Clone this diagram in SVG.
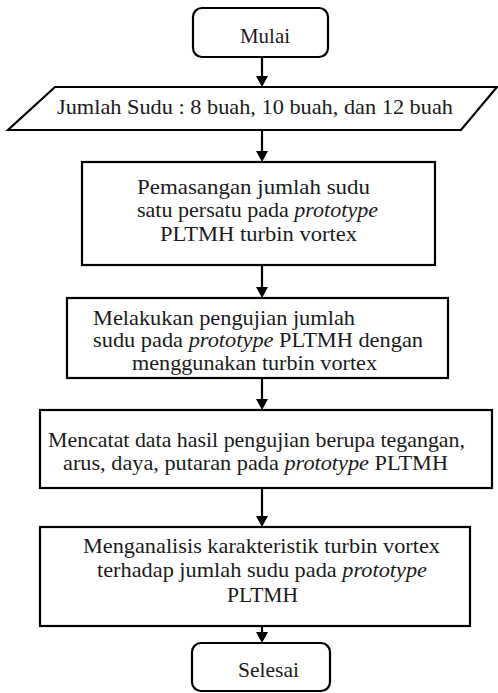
<svg xmlns="http://www.w3.org/2000/svg" width="498" height="693" viewBox="0 0 498 693">
<style>
.b{fill:#fff;stroke:#000;stroke-width:2.2}
.i{font-style:italic}
.c{stroke:#000;stroke-width:2.2;fill:none}
</style>
<g id="connectors">
<line class="c" x1="262" y1="57" x2="262" y2="77"/>
<path d="M256,76 L268,76 L262,87 Z"/>
<line class="c" x1="262" y1="130" x2="262" y2="152"/>
<path d="M256,151 L268,151 L262,162 Z"/>
<line class="c" x1="262" y1="265" x2="262" y2="288"/>
<path d="M256,287 L268,287 L262,298 Z"/>
<line class="c" x1="262" y1="378" x2="262" y2="400"/>
<path d="M256,399 L268,399 L262,410 Z"/>
<line class="c" x1="262" y1="488" x2="262" y2="517"/>
<path d="M256,516 L268,516 L262,527 Z"/>
<line class="c" x1="262" y1="626" x2="262" y2="633"/>
<path d="M256,632 L268,632 L262,643 Z"/>
</g>
<g id="mulai">
<rect class="b" x="193" y="8" width="135" height="49" rx="9"/>
<text font-family="Liberation Serif" font-size="21" fill="#1a1a1a" x="240" y="43" textLength="50" lengthAdjust="spacingAndGlyphs">Mulai</text>
</g>
<g id="input">
<polygon class="b" points="55,87 497,87 461,130 8,130"/>
<text font-family="Liberation Serif" font-size="21" fill="#1a1a1a" x="57" y="114" textLength="396" lengthAdjust="spacingAndGlyphs">Jumlah  Sudu : 8 buah, 10 buah, dan 12 buah</text>
</g>
<g id="box1">
<rect class="b" x="82" y="162" width="353" height="103"/>
<text font-family="Liberation Serif" font-size="21" fill="#1a1a1a" x="137" y="194" textLength="233" lengthAdjust="spacingAndGlyphs">Pemasangan  jumlah  sudu</text>
<text font-family="Liberation Serif" font-size="21" fill="#1a1a1a" x="137" y="217" textLength="241" lengthAdjust="spacingAndGlyphs">satu persatu pada <tspan class="i">prototype</tspan></text>
<text font-family="Liberation Serif" font-size="21" fill="#1a1a1a" x="160" y="241" textLength="197" lengthAdjust="spacingAndGlyphs">PLTMH  turbin vortex</text>
</g>
<g id="box2">
<rect class="b" x="67" y="298" width="381" height="80"/>
<text font-family="Liberation Serif" font-size="21" fill="#1a1a1a" x="93" y="325" textLength="262" lengthAdjust="spacingAndGlyphs">Melakukan  pengujian  jumlah</text>
<text font-family="Liberation Serif" font-size="21" fill="#1a1a1a" x="93" y="347" textLength="330" lengthAdjust="spacingAndGlyphs">sudu pada <tspan class="i">prototype</tspan> PLTMH  dengan</text>
<text font-family="Liberation Serif" font-size="21" fill="#1a1a1a" x="132" y="370" textLength="245" lengthAdjust="spacingAndGlyphs">menggunakan  turbin vortex</text>
</g>
<g id="box3">
<rect class="b" x="40" y="410" width="452" height="78"/>
<text font-family="Liberation Serif" font-size="21" fill="#1a1a1a" x="48" y="447" textLength="417" lengthAdjust="spacingAndGlyphs">Mencatat  data hasil pengujian  berupa tegangan,</text>
<text font-family="Liberation Serif" font-size="21" fill="#1a1a1a" x="63" y="470" textLength="385" lengthAdjust="spacingAndGlyphs">arus, daya, putaran pada <tspan class="i">prototype</tspan>  PLTMH</text>
</g>
<g id="box4">
<rect class="b" x="40" y="527" width="430" height="99"/>
<text font-family="Liberation Serif" font-size="21" fill="#1a1a1a" x="83" y="553" textLength="357" lengthAdjust="spacingAndGlyphs">Menganalisis  karakteristik  turbin vortex</text>
<text font-family="Liberation Serif" font-size="21" fill="#1a1a1a" x="97" y="577" textLength="330" lengthAdjust="spacingAndGlyphs">terhadap jumlah  sudu pada <tspan class="i">prototype</tspan></text>
<text font-family="Liberation Serif" font-size="21" fill="#1a1a1a" x="227" y="602" textLength="71" lengthAdjust="spacingAndGlyphs">PLTMH</text>
</g>
<g id="selesai">
<rect class="b" x="192" y="643" width="138" height="48" rx="9"/>
<text font-family="Liberation Serif" font-size="21" fill="#1a1a1a" x="238" y="677" textLength="61" lengthAdjust="spacingAndGlyphs">Selesai</text>
</g>
</svg>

# The problem
Copy the data character for character, but drop all pictures from the copy.

# Worked solution
Clone this diagram in SVG.
<svg xmlns="http://www.w3.org/2000/svg" width="498" height="693" viewBox="0 0 498 693">
<style>
.b{fill:#fff;stroke:#000;stroke-width:2.2}
.i{font-style:italic}
.c{stroke:#000;stroke-width:2.2;fill:none}
</style>
<g id="connectors">
<line class="c" x1="262" y1="57" x2="262" y2="77"/>
<path d="M256,76 L268,76 L262,87 Z"/>
<line class="c" x1="262" y1="130" x2="262" y2="152"/>
<path d="M256,151 L268,151 L262,162 Z"/>
<line class="c" x1="262" y1="265" x2="262" y2="288"/>
<path d="M256,287 L268,287 L262,298 Z"/>
<line class="c" x1="262" y1="378" x2="262" y2="400"/>
<path d="M256,399 L268,399 L262,410 Z"/>
<line class="c" x1="262" y1="488" x2="262" y2="517"/>
<path d="M256,516 L268,516 L262,527 Z"/>
<line class="c" x1="262" y1="626" x2="262" y2="633"/>
<path d="M256,632 L268,632 L262,643 Z"/>
</g>
<g id="mulai">
<rect class="b" x="193" y="8" width="135" height="49" rx="9"/>
<text font-family="Liberation Serif" font-size="21" fill="#1a1a1a" x="240" y="43" textLength="50" lengthAdjust="spacingAndGlyphs">Mulai</text>
</g>
<g id="input">
<polygon class="b" points="55,87 497,87 461,130 8,130"/>
<text font-family="Liberation Serif" font-size="21" fill="#1a1a1a" x="57" y="114" textLength="396" lengthAdjust="spacingAndGlyphs">Jumlah  Sudu : 8 buah, 10 buah, dan 12 buah</text>
</g>
<g id="box1">
<rect class="b" x="82" y="162" width="353" height="103"/>
<text font-family="Liberation Serif" font-size="21" fill="#1a1a1a" x="137" y="194" textLength="233" lengthAdjust="spacingAndGlyphs">Pemasangan  jumlah  sudu</text>
<text font-family="Liberation Serif" font-size="21" fill="#1a1a1a" x="137" y="217" textLength="241" lengthAdjust="spacingAndGlyphs">satu persatu pada <tspan class="i">prototype</tspan></text>
<text font-family="Liberation Serif" font-size="21" fill="#1a1a1a" x="160" y="241" textLength="197" lengthAdjust="spacingAndGlyphs">PLTMH  turbin vortex</text>
</g>
<g id="box2">
<rect class="b" x="67" y="298" width="381" height="80"/>
<text font-family="Liberation Serif" font-size="21" fill="#1a1a1a" x="93" y="325" textLength="262" lengthAdjust="spacingAndGlyphs">Melakukan  pengujian  jumlah</text>
<text font-family="Liberation Serif" font-size="21" fill="#1a1a1a" x="93" y="347" textLength="330" lengthAdjust="spacingAndGlyphs">sudu pada <tspan class="i">prototype</tspan> PLTMH  dengan</text>
<text font-family="Liberation Serif" font-size="21" fill="#1a1a1a" x="132" y="370" textLength="245" lengthAdjust="spacingAndGlyphs">menggunakan  turbin vortex</text>
</g>
<g id="box3">
<rect class="b" x="40" y="410" width="452" height="78"/>
<text font-family="Liberation Serif" font-size="21" fill="#1a1a1a" x="48" y="447" textLength="417" lengthAdjust="spacingAndGlyphs">Mencatat  data hasil pengujian  berupa tegangan,</text>
<text font-family="Liberation Serif" font-size="21" fill="#1a1a1a" x="63" y="470" textLength="385" lengthAdjust="spacingAndGlyphs">arus, daya, putaran pada <tspan class="i">prototype</tspan>  PLTMH</text>
</g>
<g id="box4">
<rect class="b" x="40" y="527" width="430" height="99"/>
<text font-family="Liberation Serif" font-size="21" fill="#1a1a1a" x="83" y="553" textLength="357" lengthAdjust="spacingAndGlyphs">Menganalisis  karakteristik  turbin vortex</text>
<text font-family="Liberation Serif" font-size="21" fill="#1a1a1a" x="97" y="577" textLength="330" lengthAdjust="spacingAndGlyphs">terhadap jumlah  sudu pada <tspan class="i">prototype</tspan></text>
<text font-family="Liberation Serif" font-size="21" fill="#1a1a1a" x="227" y="602" textLength="71" lengthAdjust="spacingAndGlyphs">PLTMH</text>
</g>
<g id="selesai">
<rect class="b" x="192" y="643" width="138" height="48" rx="9"/>
<text font-family="Liberation Serif" font-size="21" fill="#1a1a1a" x="238" y="677" textLength="61" lengthAdjust="spacingAndGlyphs">Selesai</text>
</g>
</svg>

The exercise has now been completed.